### Records shown

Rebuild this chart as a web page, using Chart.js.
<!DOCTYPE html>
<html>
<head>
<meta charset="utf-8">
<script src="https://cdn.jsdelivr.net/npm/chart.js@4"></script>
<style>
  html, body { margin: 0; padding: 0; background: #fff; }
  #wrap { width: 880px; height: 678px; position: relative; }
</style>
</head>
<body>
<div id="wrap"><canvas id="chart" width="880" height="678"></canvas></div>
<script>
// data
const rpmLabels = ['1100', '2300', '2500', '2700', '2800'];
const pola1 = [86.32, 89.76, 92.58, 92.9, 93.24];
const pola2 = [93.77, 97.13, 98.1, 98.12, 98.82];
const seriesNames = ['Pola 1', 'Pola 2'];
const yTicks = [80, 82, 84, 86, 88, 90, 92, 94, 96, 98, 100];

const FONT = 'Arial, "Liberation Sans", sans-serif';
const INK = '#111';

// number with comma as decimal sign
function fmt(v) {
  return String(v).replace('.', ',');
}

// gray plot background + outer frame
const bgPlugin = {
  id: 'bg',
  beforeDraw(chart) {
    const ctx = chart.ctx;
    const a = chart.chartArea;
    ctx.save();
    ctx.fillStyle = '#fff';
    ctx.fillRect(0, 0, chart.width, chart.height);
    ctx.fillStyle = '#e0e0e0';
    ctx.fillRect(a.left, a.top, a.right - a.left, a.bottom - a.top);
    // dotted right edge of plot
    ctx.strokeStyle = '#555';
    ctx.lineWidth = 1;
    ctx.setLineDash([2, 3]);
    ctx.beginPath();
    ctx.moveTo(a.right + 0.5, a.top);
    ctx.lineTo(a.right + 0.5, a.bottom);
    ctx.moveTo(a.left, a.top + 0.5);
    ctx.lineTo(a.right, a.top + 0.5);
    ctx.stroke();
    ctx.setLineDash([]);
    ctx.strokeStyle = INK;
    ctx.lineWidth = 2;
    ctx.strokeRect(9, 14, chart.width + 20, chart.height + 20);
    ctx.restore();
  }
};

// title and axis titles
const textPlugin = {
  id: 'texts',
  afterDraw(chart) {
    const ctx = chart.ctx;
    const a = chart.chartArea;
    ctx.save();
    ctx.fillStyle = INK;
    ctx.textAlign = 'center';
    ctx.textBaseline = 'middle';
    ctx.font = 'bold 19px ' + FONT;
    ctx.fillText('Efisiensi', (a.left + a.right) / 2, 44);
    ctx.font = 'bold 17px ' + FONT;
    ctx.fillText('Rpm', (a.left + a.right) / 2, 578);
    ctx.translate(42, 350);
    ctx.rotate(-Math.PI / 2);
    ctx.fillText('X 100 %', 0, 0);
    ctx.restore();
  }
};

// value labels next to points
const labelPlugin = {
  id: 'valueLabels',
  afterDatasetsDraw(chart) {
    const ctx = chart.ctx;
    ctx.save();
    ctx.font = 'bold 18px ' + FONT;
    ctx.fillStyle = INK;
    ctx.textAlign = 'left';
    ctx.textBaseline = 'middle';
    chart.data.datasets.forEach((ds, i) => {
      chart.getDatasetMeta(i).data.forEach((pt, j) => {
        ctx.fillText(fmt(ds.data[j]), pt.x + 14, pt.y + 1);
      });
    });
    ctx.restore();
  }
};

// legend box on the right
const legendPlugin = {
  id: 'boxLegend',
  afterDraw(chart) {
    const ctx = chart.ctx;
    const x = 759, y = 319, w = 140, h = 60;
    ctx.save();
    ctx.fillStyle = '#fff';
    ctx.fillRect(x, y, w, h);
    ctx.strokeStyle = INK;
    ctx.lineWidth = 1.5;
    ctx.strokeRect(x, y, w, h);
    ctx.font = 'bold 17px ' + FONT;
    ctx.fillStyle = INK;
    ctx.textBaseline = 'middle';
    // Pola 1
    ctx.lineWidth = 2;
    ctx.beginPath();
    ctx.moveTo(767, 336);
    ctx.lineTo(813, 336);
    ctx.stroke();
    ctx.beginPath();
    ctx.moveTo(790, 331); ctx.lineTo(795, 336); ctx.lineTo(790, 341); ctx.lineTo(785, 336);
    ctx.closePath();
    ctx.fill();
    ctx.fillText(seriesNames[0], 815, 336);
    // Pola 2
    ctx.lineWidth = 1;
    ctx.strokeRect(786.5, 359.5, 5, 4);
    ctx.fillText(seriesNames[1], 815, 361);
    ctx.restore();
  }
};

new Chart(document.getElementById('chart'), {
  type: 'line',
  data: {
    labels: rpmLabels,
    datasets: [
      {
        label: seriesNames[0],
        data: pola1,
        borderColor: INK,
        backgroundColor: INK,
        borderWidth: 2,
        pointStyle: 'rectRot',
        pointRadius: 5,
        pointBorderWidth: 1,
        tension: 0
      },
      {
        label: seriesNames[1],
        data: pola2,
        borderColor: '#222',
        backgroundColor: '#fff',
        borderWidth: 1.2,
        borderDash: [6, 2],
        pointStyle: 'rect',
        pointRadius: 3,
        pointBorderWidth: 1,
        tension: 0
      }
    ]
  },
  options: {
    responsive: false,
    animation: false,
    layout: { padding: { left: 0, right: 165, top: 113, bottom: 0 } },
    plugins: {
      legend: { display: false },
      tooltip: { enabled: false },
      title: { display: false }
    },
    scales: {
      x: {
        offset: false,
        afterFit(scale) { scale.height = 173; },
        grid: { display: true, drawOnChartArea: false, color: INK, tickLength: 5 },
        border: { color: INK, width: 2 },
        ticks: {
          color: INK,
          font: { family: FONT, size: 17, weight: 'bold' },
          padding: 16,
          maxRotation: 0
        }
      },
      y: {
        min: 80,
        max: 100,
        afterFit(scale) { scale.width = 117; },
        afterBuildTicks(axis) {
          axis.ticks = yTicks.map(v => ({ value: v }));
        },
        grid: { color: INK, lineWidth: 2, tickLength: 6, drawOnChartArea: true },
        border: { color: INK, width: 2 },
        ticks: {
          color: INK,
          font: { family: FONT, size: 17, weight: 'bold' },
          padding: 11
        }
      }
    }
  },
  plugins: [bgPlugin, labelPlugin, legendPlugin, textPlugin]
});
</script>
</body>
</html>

######
### Records shown

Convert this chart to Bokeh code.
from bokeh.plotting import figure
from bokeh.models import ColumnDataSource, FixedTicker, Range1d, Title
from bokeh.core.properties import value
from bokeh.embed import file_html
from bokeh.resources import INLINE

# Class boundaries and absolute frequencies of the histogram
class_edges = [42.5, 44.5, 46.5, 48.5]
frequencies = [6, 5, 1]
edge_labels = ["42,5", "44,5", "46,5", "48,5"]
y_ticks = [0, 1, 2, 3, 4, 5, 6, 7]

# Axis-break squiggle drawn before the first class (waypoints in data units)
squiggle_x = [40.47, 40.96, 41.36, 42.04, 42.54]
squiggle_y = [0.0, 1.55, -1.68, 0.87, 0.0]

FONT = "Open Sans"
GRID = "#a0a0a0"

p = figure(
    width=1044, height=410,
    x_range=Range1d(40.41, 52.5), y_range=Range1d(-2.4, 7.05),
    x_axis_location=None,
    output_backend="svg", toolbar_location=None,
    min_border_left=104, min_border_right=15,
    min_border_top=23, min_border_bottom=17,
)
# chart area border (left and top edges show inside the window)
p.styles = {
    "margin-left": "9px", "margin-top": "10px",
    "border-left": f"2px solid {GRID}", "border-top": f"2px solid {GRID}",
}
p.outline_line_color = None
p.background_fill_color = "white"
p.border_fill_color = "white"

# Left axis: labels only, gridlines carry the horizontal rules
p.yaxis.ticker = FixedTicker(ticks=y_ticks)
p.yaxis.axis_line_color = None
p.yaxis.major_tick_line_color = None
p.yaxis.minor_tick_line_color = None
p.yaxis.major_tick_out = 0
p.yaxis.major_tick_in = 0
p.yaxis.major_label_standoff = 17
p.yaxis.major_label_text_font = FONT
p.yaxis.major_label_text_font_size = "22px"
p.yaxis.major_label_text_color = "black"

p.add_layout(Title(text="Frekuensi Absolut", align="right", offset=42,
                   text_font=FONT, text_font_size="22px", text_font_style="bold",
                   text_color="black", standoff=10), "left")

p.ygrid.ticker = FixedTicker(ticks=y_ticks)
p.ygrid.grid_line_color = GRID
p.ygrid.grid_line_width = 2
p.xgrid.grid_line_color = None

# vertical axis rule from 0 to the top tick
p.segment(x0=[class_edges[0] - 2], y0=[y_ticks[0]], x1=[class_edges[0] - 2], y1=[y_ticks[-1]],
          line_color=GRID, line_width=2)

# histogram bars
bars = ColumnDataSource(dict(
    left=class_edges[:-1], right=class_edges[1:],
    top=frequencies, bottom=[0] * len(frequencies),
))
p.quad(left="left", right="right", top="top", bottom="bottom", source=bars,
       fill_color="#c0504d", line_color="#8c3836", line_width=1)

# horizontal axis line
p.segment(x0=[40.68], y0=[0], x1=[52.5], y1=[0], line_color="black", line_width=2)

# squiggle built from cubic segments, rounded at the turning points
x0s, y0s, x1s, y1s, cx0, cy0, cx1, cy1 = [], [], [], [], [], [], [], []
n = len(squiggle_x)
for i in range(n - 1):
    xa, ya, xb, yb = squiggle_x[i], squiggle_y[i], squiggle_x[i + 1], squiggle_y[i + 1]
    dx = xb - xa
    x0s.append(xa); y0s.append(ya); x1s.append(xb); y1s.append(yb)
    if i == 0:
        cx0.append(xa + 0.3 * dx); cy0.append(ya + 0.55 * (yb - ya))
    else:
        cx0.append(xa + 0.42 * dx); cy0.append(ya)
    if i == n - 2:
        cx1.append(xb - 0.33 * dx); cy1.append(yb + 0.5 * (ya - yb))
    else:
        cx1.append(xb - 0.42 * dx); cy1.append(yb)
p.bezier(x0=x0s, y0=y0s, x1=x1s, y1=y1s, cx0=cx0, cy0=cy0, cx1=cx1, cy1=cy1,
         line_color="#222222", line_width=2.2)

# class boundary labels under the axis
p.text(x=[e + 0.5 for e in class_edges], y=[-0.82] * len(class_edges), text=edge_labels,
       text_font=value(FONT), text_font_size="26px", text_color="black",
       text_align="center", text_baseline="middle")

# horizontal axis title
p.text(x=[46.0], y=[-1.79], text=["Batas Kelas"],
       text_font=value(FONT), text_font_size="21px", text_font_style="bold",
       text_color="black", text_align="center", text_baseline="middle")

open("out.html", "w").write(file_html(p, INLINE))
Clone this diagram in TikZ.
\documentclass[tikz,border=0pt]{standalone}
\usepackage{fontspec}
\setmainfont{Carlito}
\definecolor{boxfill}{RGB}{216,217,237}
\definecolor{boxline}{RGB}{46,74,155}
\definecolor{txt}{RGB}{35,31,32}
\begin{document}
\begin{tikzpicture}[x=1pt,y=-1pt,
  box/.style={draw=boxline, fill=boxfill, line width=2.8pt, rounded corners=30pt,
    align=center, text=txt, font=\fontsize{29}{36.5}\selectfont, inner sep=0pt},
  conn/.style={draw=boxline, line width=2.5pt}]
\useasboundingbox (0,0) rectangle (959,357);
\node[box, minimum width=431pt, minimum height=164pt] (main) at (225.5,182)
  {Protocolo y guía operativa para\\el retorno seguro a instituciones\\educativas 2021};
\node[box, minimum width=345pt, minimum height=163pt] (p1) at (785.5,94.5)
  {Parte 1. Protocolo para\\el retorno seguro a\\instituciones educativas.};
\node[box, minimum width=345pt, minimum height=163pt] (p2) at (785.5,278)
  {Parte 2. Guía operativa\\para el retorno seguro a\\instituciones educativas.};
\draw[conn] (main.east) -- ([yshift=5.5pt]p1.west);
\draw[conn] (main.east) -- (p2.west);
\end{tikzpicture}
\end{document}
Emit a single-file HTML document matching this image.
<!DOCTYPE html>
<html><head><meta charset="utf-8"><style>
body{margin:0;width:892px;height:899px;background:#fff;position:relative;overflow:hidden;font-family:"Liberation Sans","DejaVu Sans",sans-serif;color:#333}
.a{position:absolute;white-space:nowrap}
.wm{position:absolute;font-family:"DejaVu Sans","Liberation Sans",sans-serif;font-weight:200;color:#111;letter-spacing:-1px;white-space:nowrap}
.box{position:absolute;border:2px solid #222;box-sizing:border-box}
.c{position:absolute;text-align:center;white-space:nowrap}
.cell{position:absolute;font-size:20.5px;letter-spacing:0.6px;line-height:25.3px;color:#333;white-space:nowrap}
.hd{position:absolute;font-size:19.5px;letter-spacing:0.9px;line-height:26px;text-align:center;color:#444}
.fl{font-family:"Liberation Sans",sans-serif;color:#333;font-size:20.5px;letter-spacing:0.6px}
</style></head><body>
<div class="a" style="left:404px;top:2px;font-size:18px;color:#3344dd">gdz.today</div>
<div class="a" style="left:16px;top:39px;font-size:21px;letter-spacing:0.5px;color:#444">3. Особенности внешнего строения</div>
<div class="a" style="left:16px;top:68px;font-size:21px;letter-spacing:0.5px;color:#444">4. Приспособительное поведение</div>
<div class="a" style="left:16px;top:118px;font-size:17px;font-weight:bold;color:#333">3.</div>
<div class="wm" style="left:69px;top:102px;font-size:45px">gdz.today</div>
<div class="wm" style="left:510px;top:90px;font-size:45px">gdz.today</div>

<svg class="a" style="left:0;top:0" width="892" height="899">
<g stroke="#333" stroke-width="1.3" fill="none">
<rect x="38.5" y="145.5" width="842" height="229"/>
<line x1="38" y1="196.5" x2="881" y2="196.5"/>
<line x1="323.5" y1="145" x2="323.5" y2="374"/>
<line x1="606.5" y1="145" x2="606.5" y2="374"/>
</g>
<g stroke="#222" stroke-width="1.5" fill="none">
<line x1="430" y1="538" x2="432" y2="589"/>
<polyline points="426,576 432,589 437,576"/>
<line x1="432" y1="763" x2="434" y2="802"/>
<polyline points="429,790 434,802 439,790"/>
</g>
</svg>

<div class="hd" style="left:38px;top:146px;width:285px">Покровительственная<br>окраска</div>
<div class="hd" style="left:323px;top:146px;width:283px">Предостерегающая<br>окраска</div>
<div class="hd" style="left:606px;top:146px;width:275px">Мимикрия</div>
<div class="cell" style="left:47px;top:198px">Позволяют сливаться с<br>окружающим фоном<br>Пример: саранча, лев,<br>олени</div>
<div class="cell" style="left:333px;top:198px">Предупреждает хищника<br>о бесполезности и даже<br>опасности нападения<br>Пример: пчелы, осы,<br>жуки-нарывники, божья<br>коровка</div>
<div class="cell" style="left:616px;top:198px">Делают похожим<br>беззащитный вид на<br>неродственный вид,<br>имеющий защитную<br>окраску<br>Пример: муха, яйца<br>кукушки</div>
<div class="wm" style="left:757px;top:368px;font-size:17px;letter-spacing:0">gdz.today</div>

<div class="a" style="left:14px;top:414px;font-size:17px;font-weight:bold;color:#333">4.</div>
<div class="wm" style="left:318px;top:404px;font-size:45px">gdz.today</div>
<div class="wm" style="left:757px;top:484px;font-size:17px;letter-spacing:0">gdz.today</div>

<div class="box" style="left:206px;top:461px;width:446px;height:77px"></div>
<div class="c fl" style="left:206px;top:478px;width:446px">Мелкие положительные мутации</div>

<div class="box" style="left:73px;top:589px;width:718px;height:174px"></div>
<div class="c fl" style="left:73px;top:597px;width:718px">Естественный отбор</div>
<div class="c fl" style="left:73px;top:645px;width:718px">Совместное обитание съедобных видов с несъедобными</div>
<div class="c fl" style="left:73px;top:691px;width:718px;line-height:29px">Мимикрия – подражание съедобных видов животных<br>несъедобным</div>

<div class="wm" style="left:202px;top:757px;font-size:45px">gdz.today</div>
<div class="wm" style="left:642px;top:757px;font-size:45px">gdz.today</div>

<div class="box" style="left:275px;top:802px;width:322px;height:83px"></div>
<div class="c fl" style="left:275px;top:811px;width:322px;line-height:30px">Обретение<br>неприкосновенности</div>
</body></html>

######
### Records shown

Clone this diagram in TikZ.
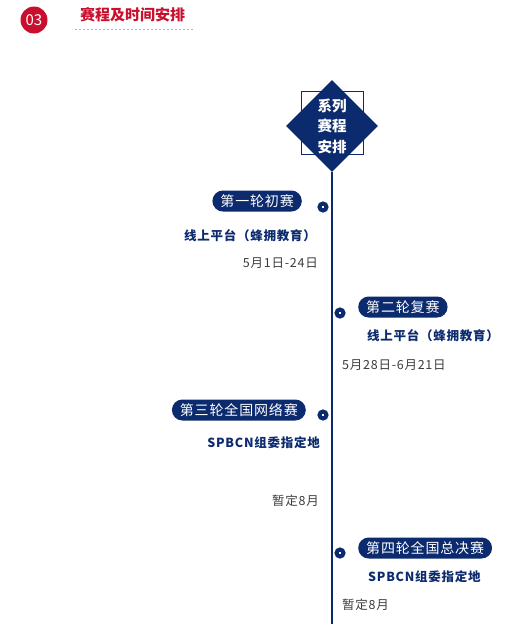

######

Wherever the string "this" appears in the entries above, list that line.

# Solution:
Rebuild this chart as a web page, using Chart.js.
Convert this chart to Bokeh code.
Clone this diagram in TikZ.
Emit a single-file HTML document matching this image.
Clone this diagram in TikZ.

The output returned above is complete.